The other day I referred to the following bit of dialogue from the new HBO series, True Detective, as sophistry. Now I will explain why I think it to be such. Here is the part I want to focus on. The words are put in the mouth of the anti-natalist Rustin Cohle. I've ommitted the responses of the Woody Harrelson character.
I think human consciousness is a tragic misstep in evolution. We became too self aware; nature created an aspect of nature separate from itself. We are creatures that should not exist by natural law. We are things that labor under the illusion of having a self, a secretion of sensory experience and feeling, programmed with total assurance that we are each somebody, when in fact everybody’s nobody. I think the honorable thing for our species to do is deny our programming, stop reproducing, walk hand in hand into extinction, one last midnight, brothers and sisters opting out of a raw deal.
Sorting through this crap is as painful as reading the typical student paper.
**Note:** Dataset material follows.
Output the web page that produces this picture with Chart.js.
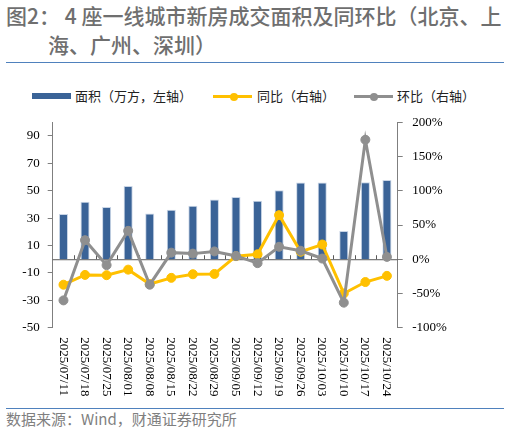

Where does one start with such a farrago of Unsinn? But here goes. The main points made above are these:
1. The emergence of consciousness and self-consciousness in human animals is an accident, a fluke of evolution.
2. We are each under the illusion of having, or being, a self when in fact there are no selves.
3. We have been programmed by nature to suffer from this illusion.
4. The honorable thing to do is to deny our programming, refuse to procreate, and embrace our extinction as a species.
Each of these theses is either extremely dubious or demonstrably incoherent, taken singly, not to mention the dubiousness of the 'is'-'ought' inference from (3) to (4). But in this entry I will address (2) alone.
'There are no selves' is what our anti-natalist means when he say that everybody is nobody. For it is a Moorean fact, undeniable even by our anti-natalist, that every living human body is some living human body or other. He is not denying that plain fact but that these living human bodies are selves.
Performative Inconsistency
Now 'There are no selves,' if asserted by a being who understands what he says and means what he says, is asserted by a conscious and self-conscious being. But that is just what a self is. A self is a conscious being capable of expressing explicit self-consciousness by the use of the first-person singular pronoun, 'I.' Therefore, a self that asserts that there are no selves falls into performative inconsistency. The very act or performance of asserting that there are no selves or that one is not a self falsifies the content of the assertion. For that performance is a performance of a self.
The claim that there are no selves is therefore self-refuting.
Assertion is a speech act. But we get the same result if one merely thinks the thought that one is not a self without expressing it via an assertive utterance. If I think the thought *I am not a self,* then that thought is falsified by the act of thinking it since the act is the act of a self.
The point can also be made as follows. If there are no selves, then I am not a self. But if I am not a self, then I do not exist. Perhaps some living human body exists, but that body cannot be my body if I do not exist. What makes this body my body is its connection with me. So I must exist for some body to be my body. My body is my body and not my body's body. So I am not identical to my body. I have a body. 'This body is this body' is a tautology. 'I am this body' is not a tautology. If I exist, then I am distinct from my body and from any body.
So if I am not a self, then I do not exist. But the thought that I do not exist is unthinkable as true. Only I can think this thought, and my thinking of the thought falsifies its content, and this is so even if 'I' picks out merely a momentary self. (I am not committed by this line of reasoning to a substantial self that remains numerically the same over time.) So we have performative inconsistency.
This reasoning does not show that I am a necessary being, or that I have or am an immortal soul, or even that I am a res cogitans in Descartes' sense. What it shows is that the self cannot be an illusion. It shows that anyone who carefully considers whether or not he is a self can attain the certain insight that he is at least as long as he is thinking these thoughts.
Soviel Schein, soviel Sein
There is another way of looking at it. If each of us is under the illusion of having a self or being a self, then who is being fooled? To whom does this false seeming appear? There cannot be illusions in a world without conscious beings. An illusion by its very nature is an illusion to consciousness. So if consciousness is an illusion, then it is not an illusion. The same holds for the self. If the self is an illusion, then the self is not an illusion.
There cannot be Schein (illusion) without Sein (being). "So much seeming, so much being."